Welcome to the world of the future in which channel pairs become channel Triplets and the horrible consequences this poses.

Speaking of Triplets, I counted 29 instances of Triplets of DTV station allotments in the above NPRM. What happens when a third signal, say from a nearby UD, is received at the same power as the pair of DTV signals? This situation is called a “Triplet.” These signals do not have to be at the same power. Next month, I’ll explain how to deal with unequal received powers (or field strengths).

If one signal is received at, say –15 dBm, the pair is received at –12 dBm if their powers are equal hence 3 dB higher than either signal. Now add a third signal also at –15 dBm, and we now have a total received power in the Triplet of –10.2 dBm. That increase may not sound alarming, but remember that we are dealing with the IM3 which falls into our Desired channel and IM3 increases by 3 dB per each dB increase in the signal power generating it. Going from –15 dBm to –10.2 dBm is an increase of 4.8 dB and the resulting increase in cochannel noise (IM3) is 14.4 dB. Triplets are going to be fierce sources of interference which were not anticipated by the FCC. The FCC must have thought but never said that it assumed receivers would not be overloaded.
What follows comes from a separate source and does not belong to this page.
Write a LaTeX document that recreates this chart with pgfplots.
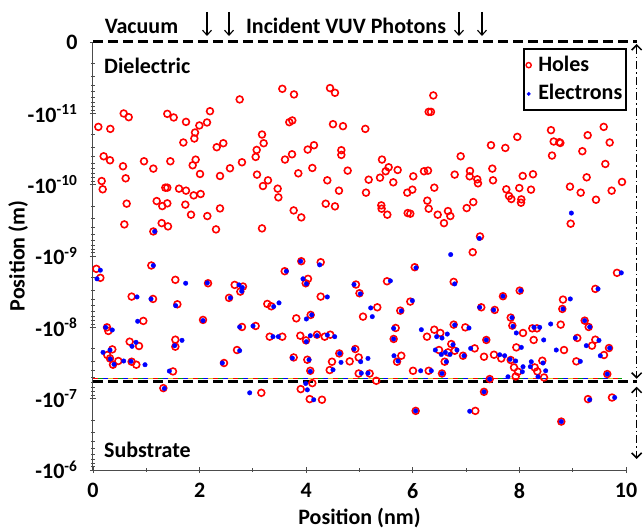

Dr. Oded Bendov is publishing a paper in the December 2007 issue of IEEE Transactions on Broadcasting in which he will present a very comprehensive analysis of the fierceness of such Triplets. I hope that my readers will read this important document.

Let us hope that the FCC will recognize not only the proven fact that undesired signals on those channel pairs which generate IM3 falling in a desired channel can be the dominant source of interference to DTV reception, as shown above, but also that such channel pairs may readily become triplets when a “vacant channel” is used by a nearby UD. Look again at the Denver channel allotments. Most of these would be subject to this kind of interference.

To protect DTV reception for interference from unlicensed devices, the FCC should not allow triplets to appear where its DTV allotments have created channel pairs as shown above. For example, in Denver we have DTV channel allotments of Channels 18 and 19, therefore Channels 16, 17, and 20, 21 should not be considered as being vacant (suitable for use by unlicensed devices). This would encourage receiver designers to provide adequate RF selectivity to suppress interference from unlicensed devices operating on channels such as 14, 15, 22 and 23.